25 Writers Reflect on People Who Made a Difference

edited by Andrew Blauner

Pub Date: Oct. 27th, 2005
ISBN: 0-446-57745-6

An often stellar anthology examining the impact of coaches, with contributors Francine Prose, John Irving and John McPhee, among others.

Sportswriter Frank Deford profiles Marquette basketball coach Al Maguire, a man of extraordinary color and velocity who works a grand con of madman/fool to get the most out of his squad. Irving honors the wrestling coach who counseled him to become a student of the sport to compensate for his shortcomings. “Talent is overrated,” he told Irving. “[T]hat you’re not very talented needn’t be the end of it.” Charles McGrath, former editor of the New York Times Book Review, writes that Aunt Gert was his best golfing coach.

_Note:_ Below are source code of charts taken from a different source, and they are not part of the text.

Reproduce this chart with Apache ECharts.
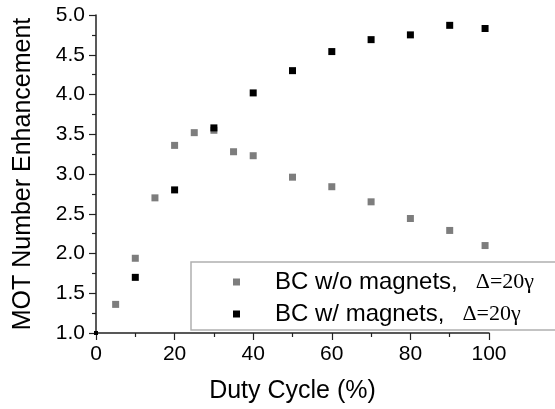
<!DOCTYPE html>
<html>
<head>
<meta charset="utf-8">
<script src="https://cdn.jsdelivr.net/npm/echarts@6/dist/echarts.min.js"></script>
<style>
    html, body { margin: 0; padding: 0; background: #fff; }
    #chart { width: 555px; height: 409px; }
</style>
</head>
<body>
<div id="chart"></div>
<script>
// Duty cycle (%) and MOT number enhancement
const dutyNoMagnets = [5, 10, 15, 20, 25, 30, 35, 40, 50, 60, 70, 80, 90, 99]
const enhNoMagnets = [1.36, 1.94, 2.70, 3.36, 3.52, 3.55, 3.28, 3.23, 2.96, 2.84, 2.65, 2.44, 2.29, 2.10]

const dutyMagnets = [0, 10, 20, 30, 40, 50, 60, 70, 80, 90, 99]
const enhMagnets = [1.0, 1.70, 2.80, 3.58, 4.02, 4.30, 4.54, 4.69, 4.75, 4.87, 4.83]

const seriesNames = ['BC w/o magnets,', 'BC w/ magnets,']
const legendSuffix = 'Δ=20γ'

const FONT = '"Liberation Sans", Arial, sans-serif'

const chart = echarts.init(document.getElementById('chart'))

// the point sitting on the axis corner is mostly hidden in the original, draw it small
const toPairs = (xs, ys) => xs.map((x, i) =>
    x === 0 ? { value: [x, ys[i]], symbolSize: 4 } : [x, ys[i]])

chart.setOption({
    animation: false,
    grid: { left: 96, top: 15, width: 393, height: 318 },
    legend: {
        data: seriesNames,
        orient: 'vertical',
        left: 191,
        top: 262,
        padding: [8, 60, 4, 42],
        itemGap: 8,
        itemWidth: 7,
        itemHeight: 7,
        backgroundColor: '#fff',
        borderColor: '#b0b0b0',
        borderWidth: 1.5,
        borderRadius: 0,
        formatter: name => `{a|${name}}{b|${legendSuffix}}`,
        textStyle: {
            rich: {
                a: { fontFamily: FONT, fontSize: 24, color: '#000', lineHeight: 28, padding: [0, 0, 0, 30] },
                b: { fontFamily: '"Liberation Serif", "Times New Roman", serif', fontSize: 22, color: '#000', lineHeight: 28, padding: [0, 0, 0, 18] }
            }
        }
    },
    xAxis: {
        type: 'value',
        min: 0,
        max: 100,
        interval: 20,
        name: 'Duty Cycle (%)',
        nameLocation: 'middle',
        nameGap: 46,
        nameMoveOverlap: false,
        nameTextStyle: { fontFamily: FONT, fontSize: 25, color: '#000' },
        axisLine: { onZero: false, lineStyle: { color: '#222', width: 1.5 } },
        axisTick: { inside: false, length: 7, lineStyle: { color: '#222', width: 1.2 } },
        minorTick: { show: true, splitNumber: 2, length: 4, lineStyle: { color: '#222', width: 1.2 } },
        axisLabel: { fontFamily: FONT, fontSize: 21, color: '#000', margin: 11 },
        splitLine: { show: false }
    },
    yAxis: {
        type: 'value',
        min: 1,
        max: 5,
        interval: 0.5,
        name: 'MOT Number Enhancement',
        nameLocation: 'middle',
        nameGap: 60,
        nameMoveOverlap: false,
        nameTextStyle: { fontFamily: FONT, fontSize: 25, color: '#000' },
        axisLine: { show: true, onZero: false, lineStyle: { color: '#222', width: 1.5 } },
        axisTick: { show: true, inside: false, length: 7, lineStyle: { color: '#222', width: 1.2 } },
        minorTick: { show: true, splitNumber: 2, length: 4, lineStyle: { color: '#222', width: 1.2 } },
        axisLabel: { fontFamily: FONT, fontSize: 21, color: '#000', margin: 11, formatter: v => v.toFixed(1) },
        splitLine: { show: false }
    },
    series: [
        {
            name: seriesNames[0],
            type: 'scatter',
            symbol: 'rect',
            symbolSize: 7,
            itemStyle: { color: '#7d7d7d', opacity: 1 },
            data: toPairs(dutyNoMagnets, enhNoMagnets)
        },
        {
            name: seriesNames[1],
            type: 'scatter',
            symbol: 'rect',
            symbolSize: 7,
            itemStyle: { color: '#000', opacity: 1 },
            data: toPairs(dutyMagnets, enhMagnets)
        }
    ]
})
</script>
</body>
</html>
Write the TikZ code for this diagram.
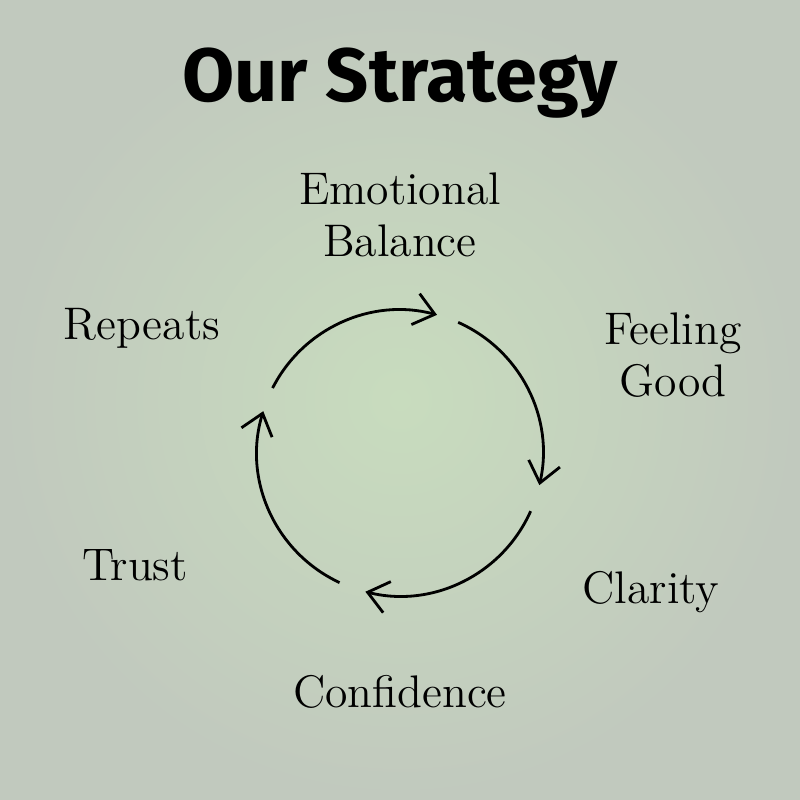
\documentclass[tikz,border=0pt]{standalone}
\usepackage{fontspec}
\newfontfamily\titlefont{Fira Sans}
\usetikzlibrary{arrows.meta}
\definecolor{bgin}{RGB}{200,220,190}
\definecolor{bgout}{RGB}{193,201,190}
\tikzset{label/.style={align=center, font=\fontsize{13}{15}\selectfont},
         cycle/.style={line width=0.8pt, -{Straight Barb[length=2mm,width=3.2mm]}}}
\begin{document}
\begin{tikzpicture}
        %background
        \shade[inner color=bgin, outer color=bgout] (0,0) rectangle (8,8);
        \useasboundingbox (0,0) rectangle (8,8);
        
        %Title
        \node (title) at (4,7.17) {\titlefont\bfseries\fontsize{21.5}{24}\selectfont Our Strategy};
        
        %Labels
        \node (balance) [label] at (4,5.85) {Emotional\\Balance};
        \node (good) [label] at (6.73,4.45) {Feeling\\Good};
        \node (clarity) [label] at (6.51,2.08) {Clarity};
        \node (confidence) [label] at (4,1.08) {Confidence};
        \node (trust) [label] at (1.35,2.35) {Trust};
        \node (repeats) [label] at (1.42,4.72) {Repeats};
        
        %Cycle
        \coordinate (c) at (4,3.47);
        \draw [cycle] ([shift={(153:1.43)}]c) arc (153:75:1.43);
        \draw [cycle] ([shift={(66:1.43)}]c) arc (66:-13:1.43);
        \draw [cycle] ([shift={(-24:1.43)}]c) arc (-24:-104:1.43);
        \draw [cycle] ([shift={(-115:1.43)}]c) arc (-115:-197:1.43);
\end{tikzpicture}
\end{document}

On the green, she kicked his butt with short drives while teaching him that calm and humility go a long way, even if he was too testosterone-laden to listen. (He listens now, and Aunt Gert still hits the ball square.) McPhee offers a cool, elegant portrait of Princeton’s Willem van Breda Kolff, who felt “that mere winning is far less important than winning with style.” And it is not surprising that Buzz Bissinger was asked to weigh in on the subject, with the recent success of his book-turned-movie Friday Night Lights, though here it is a tribute to his baseball coach, and a backhanded one at that: “I remember him in the way that memory is most useful, through my own psychological needs, which is also to say that much of what I do remember may not even be accurate.” Novelist Prose, in a superb, subversive entry about the gym coach she couldn’t stand, reminds us that not all coaches are heroes. “Most of my early teachers were helpful,” she concludes, “but Miss G. was not.” Other contributors—John Edgar Wideman, George Plimpton, Robert Lipsyte—share equally memorable stories.

A solid, entertaining collection recognizing great coaches, and a Beelzebub or two.